→ Data extract:
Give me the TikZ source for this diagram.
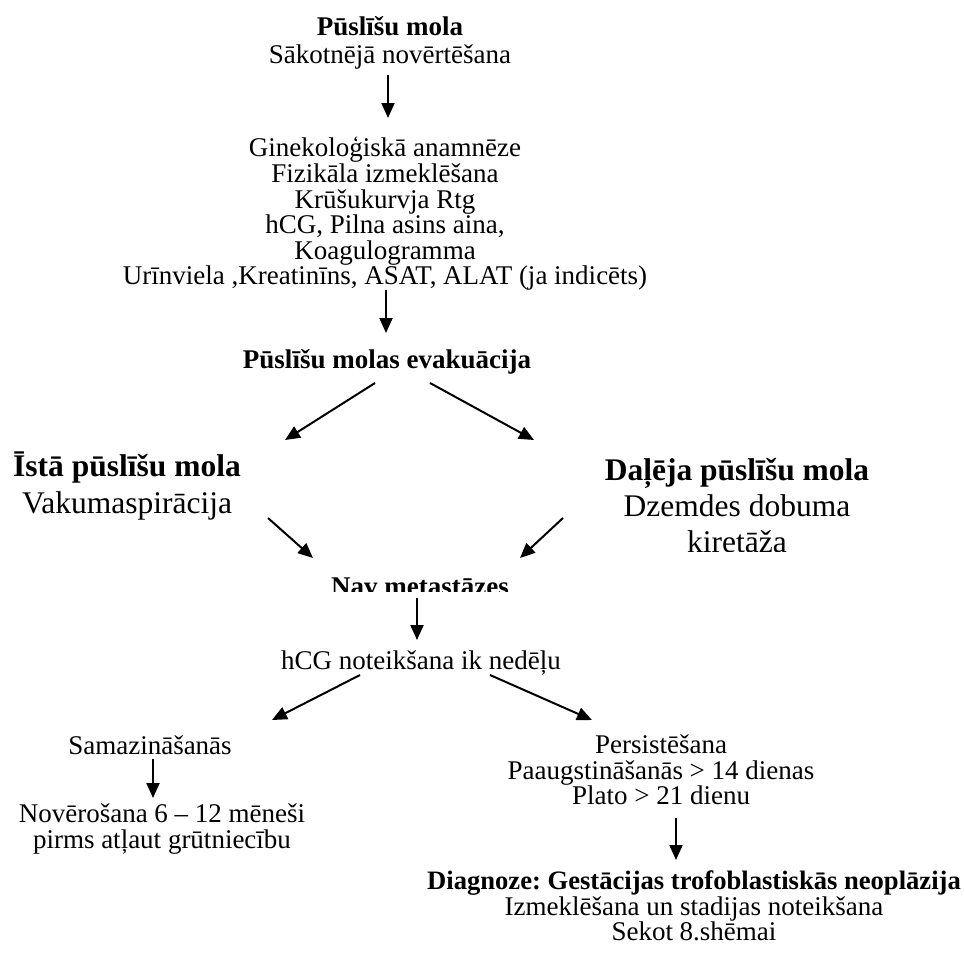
\documentclass[tikz,border=0pt]{standalone}
\usepackage{fontspec}
\setmainfont{Liberation Serif}
\usetikzlibrary{arrows.meta}
\frenchspacing
\begin{document}
\begin{tikzpicture}[x=1pt,y=-1pt,
  txt/.style={align=center, inner sep=0pt, font=\fontsize{27}{25.6}\selectfont},
  bigtxt/.style={align=center, inner sep=0pt, font=\fontsize{31.5}{37}\selectfont},
  arr/.style={line width=2pt, -{Triangle[length=15pt,width=13pt]}}]
\useasboundingbox (0,0) rectangle (964,975);

% text blocks
\node[txt, font=\fontsize{27}{27.5}\selectfont] (start) at (390,43) {\textbf{Pūslīšu mola}\\Sākotnējā novērtēšana};
\node[txt] (exam) at (385,214) {Ginekoloģiskā anamnēze\\Fizikāla izmeklēšana\\Krūšukurvja Rtg\\hCG, Pilna asins aina,\\Koagulogramma\\Urīnviela ,Kreatinīns, ASAT, ALAT (ja indicēts)};
\node[txt] (evac) at (387,362) {\textbf{Pūslīšu molas evakuācija}};
\node[bigtxt] (true) at (127,486) {\textbf{Īstā pūslīšu mola}\\Vakumaspirācija};
% text frames that cut off their last line
\begin{scope}
  \clip (0,0) rectangle (964,551.5);
  \node[bigtxt, font=\fontsize{31.5}{36}\selectfont] (partial) at (737,506) {\textbf{Daļēja pūslīšu mola}\\Dzemdes dobuma\\kiretāža};
\end{scope}
\begin{scope}
  \clip (0,0) rectangle (964,591);
  \node[txt] (nomet) at (420,587) {\textbf{Nav metastāzes}};
\end{scope}
\node[txt] (weekly) at (421,663) {hCG noteikšana ik nedēļu};
\node[txt] (decline) at (150,745) {Samazināšanās};
\node[txt] (follow) at (162,829) {Novērošana 6 – 12 mēneši\\pirms atļaut grūtniecību};
\node[txt] (persist) at (661,770) {Persistēšana\\Paaugstināšanās > 14 dienas\\Plato > 21 dienu};
\node[txt] (gtn) at (694,906) {\fontsize{26.6}{25.6}\selectfont\textbf{Diagnoze: Gestācijas trofoblastiskās neoplāzija}\\Izmeklēšana un stadijas noteikšana\\Sekot 8.shēmai};

% arrow end points
\coordinate (s1) at (388,75);  \coordinate (e1) at (388,118);
\coordinate (s2) at (386,290); \coordinate (e2) at (386,333);
\coordinate (s3) at (375,383); \coordinate (e3) at (285,440);
\coordinate (s4) at (430,383); \coordinate (e4) at (534,440);
\coordinate (s5) at (268,518); \coordinate (e5) at (313,558);
\coordinate (s6) at (563,518); \coordinate (e6) at (520,558);
\coordinate (s7) at (417,598); \coordinate (e7) at (417,640);
\coordinate (s8) at (360,675); \coordinate (e8) at (272,720);
\coordinate (s9) at (490,675); \coordinate (e9) at (592,720);
\coordinate (s10) at (153,759); \coordinate (e10) at (153,798);
\coordinate (s11) at (676,818); \coordinate (e11) at (676,860);

% connectors
\draw[arr] (s1) -- (e1);
\draw[arr] (s2) -- (e2);
\draw[arr] (s3) -- (e3);
\draw[arr] (s4) -- (e4);
\draw[arr] (s5) -- (e5);
\draw[arr] (s6) -- (e6);
\draw[arr] (s7) -- (e7);
\draw[arr] (s8) -- (e8);
\draw[arr] (s9) -- (e9);
\draw[arr] (s10) -- (e10);
\draw[arr] (s11) -- (e11);
\end{tikzpicture}
\end{document}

→ Requirements:
Make an exact reproduction of the listing above, without any pictures.

→ Full response:
Give me the TikZ source for this diagram.
\documentclass[tikz,border=0pt]{standalone}
\usepackage{fontspec}
\setmainfont{Liberation Serif}
\usetikzlibrary{arrows.meta}
\frenchspacing
\begin{document}
\begin{tikzpicture}[x=1pt,y=-1pt,
  txt/.style={align=center, inner sep=0pt, font=\fontsize{27}{25.6}\selectfont},
  bigtxt/.style={align=center, inner sep=0pt, font=\fontsize{31.5}{37}\selectfont},
  arr/.style={line width=2pt, -{Triangle[length=15pt,width=13pt]}}]
\useasboundingbox (0,0) rectangle (964,975);

% text blocks
\node[txt, font=\fontsize{27}{27.5}\selectfont] (start) at (390,43) {\textbf{Pūslīšu mola}\\Sākotnējā novērtēšana};
\node[txt] (exam) at (385,214) {Ginekoloģiskā anamnēze\\Fizikāla izmeklēšana\\Krūšukurvja Rtg\\hCG, Pilna asins aina,\\Koagulogramma\\Urīnviela ,Kreatinīns, ASAT, ALAT (ja indicēts)};
\node[txt] (evac) at (387,362) {\textbf{Pūslīšu molas evakuācija}};
\node[bigtxt] (true) at (127,486) {\textbf{Īstā pūslīšu mola}\\Vakumaspirācija};
% text frames that cut off their last line
\begin{scope}
  \clip (0,0) rectangle (964,551.5);
  \node[bigtxt, font=\fontsize{31.5}{36}\selectfont] (partial) at (737,506) {\textbf{Daļēja pūslīšu mola}\\Dzemdes dobuma\\kiretāža};
\end{scope}
\begin{scope}
  \clip (0,0) rectangle (964,591);
  \node[txt] (nomet) at (420,587) {\textbf{Nav metastāzes}};
\end{scope}
\node[txt] (weekly) at (421,663) {hCG noteikšana ik nedēļu};
\node[txt] (decline) at (150,745) {Samazināšanās};
\node[txt] (follow) at (162,829) {Novērošana 6 – 12 mēneši\\pirms atļaut grūtniecību};
\node[txt] (persist) at (661,770) {Persistēšana\\Paaugstināšanās > 14 dienas\\Plato > 21 dienu};
\node[txt] (gtn) at (694,906) {\fontsize{26.6}{25.6}\selectfont\textbf{Diagnoze: Gestācijas trofoblastiskās neoplāzija}\\Izmeklēšana un stadijas noteikšana\\Sekot 8.shēmai};

% arrow end points
\coordinate (s1) at (388,75);  \coordinate (e1) at (388,118);
\coordinate (s2) at (386,290); \coordinate (e2) at (386,333);
\coordinate (s3) at (375,383); \coordinate (e3) at (285,440);
\coordinate (s4) at (430,383); \coordinate (e4) at (534,440);
\coordinate (s5) at (268,518); \coordinate (e5) at (313,558);
\coordinate (s6) at (563,518); \coordinate (e6) at (520,558);
\coordinate (s7) at (417,598); \coordinate (e7) at (417,640);
\coordinate (s8) at (360,675); \coordinate (e8) at (272,720);
\coordinate (s9) at (490,675); \coordinate (e9) at (592,720);
\coordinate (s10) at (153,759); \coordinate (e10) at (153,798);
\coordinate (s11) at (676,818); \coordinate (e11) at (676,860);

% connectors
\draw[arr] (s1) -- (e1);
\draw[arr] (s2) -- (e2);
\draw[arr] (s3) -- (e3);
\draw[arr] (s4) -- (e4);
\draw[arr] (s5) -- (e5);
\draw[arr] (s6) -- (e6);
\draw[arr] (s7) -- (e7);
\draw[arr] (s8) -- (e8);
\draw[arr] (s9) -- (e9);
\draw[arr] (s10) -- (e10);
\draw[arr] (s11) -- (e11);
\end{tikzpicture}
\end{document}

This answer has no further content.